Another thing that should be clear by now, but just to be sure: there is
no such assumption in either Mach or MIG.

Mach *does* require the same sizes for the individual parameters on both
sides; so if you care about network transparency, you have to use
machine-independent types for the RPC parameters. It's up to you to
assign them from/to machine-specific types in your server and client
code -- doing so is trivial, and much more sane than changing the size
of an IPC message during transfer would be. There is nothing more you
have to do to allow network-transparent communication between processes
running on different architectures.

(Yes, byte order swapping is something Mach takes care of itself -- or
rather would, if the code existed. This is why we have to transfer
explicit type information for each individual field in an IPC message.
This is why I'd rather be rid of these remnants of network
transparency.)

> lets me rise the question why to use RPCs at all and not shared memory

Apart from the network transparency thing: communication through shared
memory is inevitably much more complex, and almost universally less
efficient than RPC.

> or even a shared address space. 

That's a good question actually... There has been some research on SASOS
(Single Address Space Operating Systems) in the 90s; but it doesn't seem
to have gained any traction. No idea why -- perhaps it just doesn't
offer enough benefits.

As for Mach, that was obviously not an option, considering its original
purpose...

> To my mind come at least two contemporary forms of mixed
> architectures: The Cloud,

Well, "The Cloud" doesn't really tell anything, as everyone has a
different idea of what it means...

However, none of the variants I'm familiar with includes a scenario
where processes would do transparent IPC with processes on machines
having other architecture... Care to elaborate?

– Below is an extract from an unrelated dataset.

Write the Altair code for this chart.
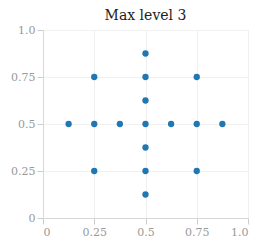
import altair as alt
import pandas as pd

xs = [0.5, 0.5, 0.5, 0.5, 0.5, 0.5, 0.5, 0.125, 0.25, 0.375, 0.625, 0.75, 0.875, 0.25, 0.75, 0.25, 0.75]
ys = [0.875, 0.75, 0.625, 0.5, 0.375, 0.25, 0.125, 0.5, 0.5, 0.5, 0.5, 0.5, 0.5, 0.75, 0.75, 0.25, 0.25]
tick_vals = [0, 0.25, 0.5, 0.75, 1.0]

df = pd.DataFrame({"x": xs, "y": ys})

font = "DejaVu Serif"
label_expr = "datum.value == 1 ? '1.0' : format(datum.value, '')"

axis_common = dict(
    values=tick_vals,
    labelExpr=label_expr,
    title=None,
    labelFont=font,
    labelFontSize=11,
    labelColor="#999999",
    domainColor="#d8d8d8",
    tickColor="#cccccc",
    tickSize=6,
    gridColor="#f0f0f0",
    labelPadding=2,
)

chart = (
    alt.Chart(df)
    .mark_circle(size=40, opacity=1, color="#1f77b4")
    .encode(
        x=alt.X("x:Q", scale=alt.Scale(domain=[0, 1], nice=False),
                axis=alt.Axis(**axis_common)),
        y=alt.Y("y:Q", scale=alt.Scale(domain=[0, 1], nice=False),
                axis=alt.Axis(**axis_common)),
    )
    .properties(
        width=205,
        height=188,
        padding={"left": 2, "top": 1, "right": 5, "bottom": 5},
        title=alt.TitleParams("Max level 3", font=font, fontSize=14, fontWeight="normal", color="#222222", offset=1),
    )
    .configure_view(stroke="#d8d8d8")
)

chart.save("out.html", embed_options={"renderer": "svg", "actions": False})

> and using graphics boards as number crunchers.

I never thought about using Mach IPC for such things... It might be
actually possible.

But there is nothing *transparent* about the communication between
processes running on CPUs and GPUs; so the problem clearly doesn't arise
here at all -- explicit conversion of data representations is always
possible, and doesn't need any support from Mach or MIG.

> > The Linux sg_io structure seems to have a number of pointers to
> > variable-sized arrays 
> 
> Only one of them, .dxferp, is really of large size and would best be
> represented outside the struct. (In my sketch as two parameters
> "in_data" and "out_data". In the CD use case they are mutally
> exclusive.)
> 
> The others, which i deem useful, can be represented as small byte
> arrays of fixed length,

That would be very un-hurdish ;-)

> or mapped into the struct serialization as small byte arrays of
> variable size with few cost of copying.

...or we can make them separate RPC parameters, so we get it for free!